→ Request:
Copy everything from the line with "Emit a Python" down to the line with "from matplotlib.ticker import", inclusive of both, exactly as written; leave out all pictures.

[START Records to process]

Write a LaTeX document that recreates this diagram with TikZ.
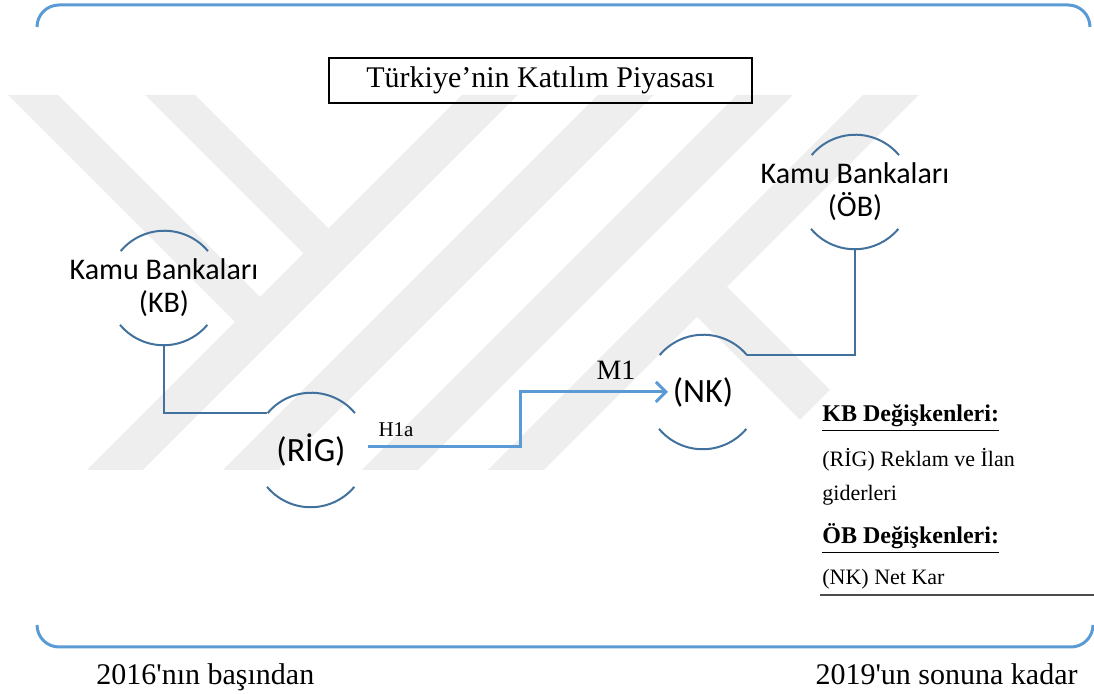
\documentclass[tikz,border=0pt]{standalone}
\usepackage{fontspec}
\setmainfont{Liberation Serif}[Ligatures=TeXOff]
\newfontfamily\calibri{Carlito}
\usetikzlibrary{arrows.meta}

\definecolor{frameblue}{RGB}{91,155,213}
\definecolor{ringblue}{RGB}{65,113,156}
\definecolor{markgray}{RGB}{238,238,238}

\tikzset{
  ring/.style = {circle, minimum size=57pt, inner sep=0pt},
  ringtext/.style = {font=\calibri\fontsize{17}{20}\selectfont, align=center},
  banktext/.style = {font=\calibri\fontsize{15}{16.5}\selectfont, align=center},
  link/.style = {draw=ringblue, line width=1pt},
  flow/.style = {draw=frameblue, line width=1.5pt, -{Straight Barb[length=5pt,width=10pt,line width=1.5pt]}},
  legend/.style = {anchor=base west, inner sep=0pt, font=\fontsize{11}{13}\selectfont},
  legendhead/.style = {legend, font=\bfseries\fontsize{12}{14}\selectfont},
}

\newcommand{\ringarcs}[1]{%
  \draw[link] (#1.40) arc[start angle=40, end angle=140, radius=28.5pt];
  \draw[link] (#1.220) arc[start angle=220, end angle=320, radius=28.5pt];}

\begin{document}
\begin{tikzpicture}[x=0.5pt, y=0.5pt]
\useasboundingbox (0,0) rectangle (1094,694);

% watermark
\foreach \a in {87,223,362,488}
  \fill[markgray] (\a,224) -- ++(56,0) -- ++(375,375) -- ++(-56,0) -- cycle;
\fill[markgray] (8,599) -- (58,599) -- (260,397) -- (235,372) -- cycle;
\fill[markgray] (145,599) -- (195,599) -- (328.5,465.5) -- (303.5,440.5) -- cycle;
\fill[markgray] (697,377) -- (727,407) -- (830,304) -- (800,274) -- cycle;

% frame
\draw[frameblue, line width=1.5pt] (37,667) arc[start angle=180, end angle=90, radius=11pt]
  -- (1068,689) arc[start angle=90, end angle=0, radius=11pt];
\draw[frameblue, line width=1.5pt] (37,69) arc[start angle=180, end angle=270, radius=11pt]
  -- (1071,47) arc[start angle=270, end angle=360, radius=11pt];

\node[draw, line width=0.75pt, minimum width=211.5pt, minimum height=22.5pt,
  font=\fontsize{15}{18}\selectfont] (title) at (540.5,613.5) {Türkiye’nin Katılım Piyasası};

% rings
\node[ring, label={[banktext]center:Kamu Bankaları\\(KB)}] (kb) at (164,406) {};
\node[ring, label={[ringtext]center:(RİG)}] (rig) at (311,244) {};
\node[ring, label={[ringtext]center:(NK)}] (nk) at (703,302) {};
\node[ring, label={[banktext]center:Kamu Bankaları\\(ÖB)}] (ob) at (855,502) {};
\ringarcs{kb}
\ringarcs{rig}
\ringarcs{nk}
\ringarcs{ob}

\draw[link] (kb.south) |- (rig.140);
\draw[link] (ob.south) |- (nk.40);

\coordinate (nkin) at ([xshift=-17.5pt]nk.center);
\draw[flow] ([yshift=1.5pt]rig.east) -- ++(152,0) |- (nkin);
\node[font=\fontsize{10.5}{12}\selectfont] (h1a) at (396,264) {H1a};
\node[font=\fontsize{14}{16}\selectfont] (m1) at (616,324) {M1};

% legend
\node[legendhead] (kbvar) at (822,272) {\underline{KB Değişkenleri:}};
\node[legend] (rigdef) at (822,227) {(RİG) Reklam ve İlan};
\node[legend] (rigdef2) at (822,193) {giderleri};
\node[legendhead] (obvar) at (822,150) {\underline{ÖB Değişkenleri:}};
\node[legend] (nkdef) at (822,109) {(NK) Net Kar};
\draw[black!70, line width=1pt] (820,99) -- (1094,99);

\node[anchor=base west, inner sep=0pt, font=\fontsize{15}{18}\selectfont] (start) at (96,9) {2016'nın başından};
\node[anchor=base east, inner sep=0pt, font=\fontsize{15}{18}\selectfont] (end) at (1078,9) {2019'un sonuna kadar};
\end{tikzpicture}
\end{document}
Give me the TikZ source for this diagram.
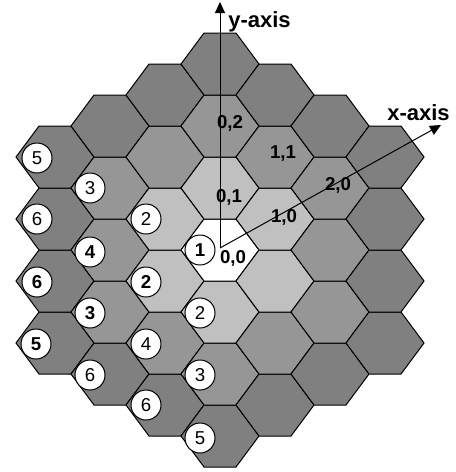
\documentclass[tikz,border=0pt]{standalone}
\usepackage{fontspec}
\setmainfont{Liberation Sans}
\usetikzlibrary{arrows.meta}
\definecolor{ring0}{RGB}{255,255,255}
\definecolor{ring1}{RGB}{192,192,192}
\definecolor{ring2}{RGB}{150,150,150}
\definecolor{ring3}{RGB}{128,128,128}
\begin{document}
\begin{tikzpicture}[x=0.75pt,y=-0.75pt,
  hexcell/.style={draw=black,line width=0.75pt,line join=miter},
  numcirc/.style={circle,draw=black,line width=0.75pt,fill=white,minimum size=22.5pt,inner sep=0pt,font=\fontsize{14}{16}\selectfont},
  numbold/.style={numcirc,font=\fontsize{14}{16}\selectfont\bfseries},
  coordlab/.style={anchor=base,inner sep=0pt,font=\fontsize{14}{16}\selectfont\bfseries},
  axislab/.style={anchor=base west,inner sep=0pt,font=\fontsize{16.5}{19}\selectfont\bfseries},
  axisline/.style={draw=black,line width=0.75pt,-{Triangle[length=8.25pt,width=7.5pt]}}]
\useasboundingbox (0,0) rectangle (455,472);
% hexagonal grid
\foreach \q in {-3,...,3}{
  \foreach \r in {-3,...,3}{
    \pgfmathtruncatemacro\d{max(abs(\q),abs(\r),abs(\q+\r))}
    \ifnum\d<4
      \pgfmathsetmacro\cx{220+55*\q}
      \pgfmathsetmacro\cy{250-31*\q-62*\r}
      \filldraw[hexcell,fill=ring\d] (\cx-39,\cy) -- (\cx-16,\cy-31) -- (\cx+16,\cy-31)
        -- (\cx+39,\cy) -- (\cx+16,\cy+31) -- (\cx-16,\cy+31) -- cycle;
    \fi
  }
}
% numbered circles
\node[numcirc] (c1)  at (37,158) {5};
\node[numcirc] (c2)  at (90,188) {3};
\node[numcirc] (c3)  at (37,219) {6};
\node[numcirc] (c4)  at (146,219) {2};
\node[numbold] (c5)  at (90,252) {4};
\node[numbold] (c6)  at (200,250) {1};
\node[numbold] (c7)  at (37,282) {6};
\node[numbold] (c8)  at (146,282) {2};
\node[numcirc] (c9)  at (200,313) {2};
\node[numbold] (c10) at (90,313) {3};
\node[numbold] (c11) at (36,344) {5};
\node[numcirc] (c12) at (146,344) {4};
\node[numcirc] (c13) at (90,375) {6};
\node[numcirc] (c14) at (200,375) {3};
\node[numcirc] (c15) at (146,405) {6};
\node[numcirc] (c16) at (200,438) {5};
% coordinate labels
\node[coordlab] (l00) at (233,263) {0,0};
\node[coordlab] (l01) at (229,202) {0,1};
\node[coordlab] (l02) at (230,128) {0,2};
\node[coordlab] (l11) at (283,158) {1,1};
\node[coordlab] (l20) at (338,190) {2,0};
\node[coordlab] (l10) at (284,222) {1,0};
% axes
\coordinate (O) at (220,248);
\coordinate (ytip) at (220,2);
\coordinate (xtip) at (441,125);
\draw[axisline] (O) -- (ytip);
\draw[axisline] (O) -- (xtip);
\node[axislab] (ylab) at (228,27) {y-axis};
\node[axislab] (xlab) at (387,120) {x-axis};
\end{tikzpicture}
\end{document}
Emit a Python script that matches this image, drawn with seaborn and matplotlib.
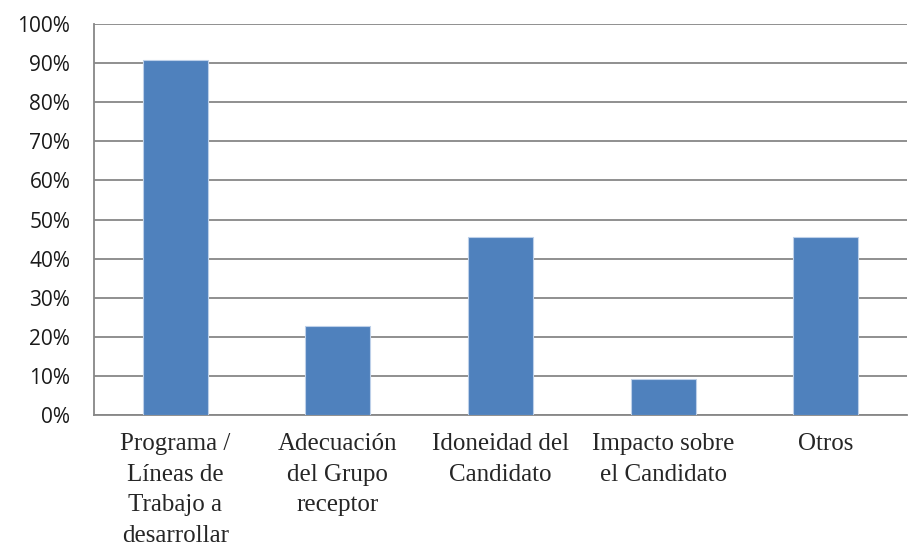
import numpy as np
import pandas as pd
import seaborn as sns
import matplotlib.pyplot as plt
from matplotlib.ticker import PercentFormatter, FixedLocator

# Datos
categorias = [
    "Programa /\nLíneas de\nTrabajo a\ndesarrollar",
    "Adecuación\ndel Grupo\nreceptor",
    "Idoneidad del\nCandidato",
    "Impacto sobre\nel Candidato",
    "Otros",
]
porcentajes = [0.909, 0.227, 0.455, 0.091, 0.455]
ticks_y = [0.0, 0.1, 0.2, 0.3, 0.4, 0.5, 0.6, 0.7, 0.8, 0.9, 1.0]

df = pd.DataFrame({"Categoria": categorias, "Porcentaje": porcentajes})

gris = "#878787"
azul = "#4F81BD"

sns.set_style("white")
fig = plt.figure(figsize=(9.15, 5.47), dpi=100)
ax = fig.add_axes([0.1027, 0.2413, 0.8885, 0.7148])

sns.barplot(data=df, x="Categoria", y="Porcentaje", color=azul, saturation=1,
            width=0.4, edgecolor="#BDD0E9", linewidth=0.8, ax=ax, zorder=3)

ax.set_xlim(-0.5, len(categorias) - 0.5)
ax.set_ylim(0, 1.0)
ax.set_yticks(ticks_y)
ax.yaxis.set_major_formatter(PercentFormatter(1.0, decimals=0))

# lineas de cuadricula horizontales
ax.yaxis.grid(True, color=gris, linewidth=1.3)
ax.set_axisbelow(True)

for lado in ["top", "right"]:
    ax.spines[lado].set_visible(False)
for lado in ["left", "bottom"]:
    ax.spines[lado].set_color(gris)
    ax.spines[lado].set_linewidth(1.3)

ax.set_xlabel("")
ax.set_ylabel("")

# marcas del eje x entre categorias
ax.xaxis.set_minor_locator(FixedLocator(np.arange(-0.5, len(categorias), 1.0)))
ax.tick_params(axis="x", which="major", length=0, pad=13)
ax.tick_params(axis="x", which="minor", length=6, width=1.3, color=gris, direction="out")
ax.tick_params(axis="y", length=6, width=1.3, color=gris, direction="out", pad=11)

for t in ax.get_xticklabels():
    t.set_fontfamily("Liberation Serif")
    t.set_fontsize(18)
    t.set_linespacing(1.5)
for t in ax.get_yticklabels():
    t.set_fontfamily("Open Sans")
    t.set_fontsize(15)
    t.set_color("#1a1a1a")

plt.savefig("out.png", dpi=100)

[END Records to process]

→ Final result:
Emit a Python script that matches this image, drawn with seaborn and matplotlib.
import numpy as np
import pandas as pd
import seaborn as sns
import matplotlib.pyplot as plt
from matplotlib.ticker import PercentFormatter, FixedLocator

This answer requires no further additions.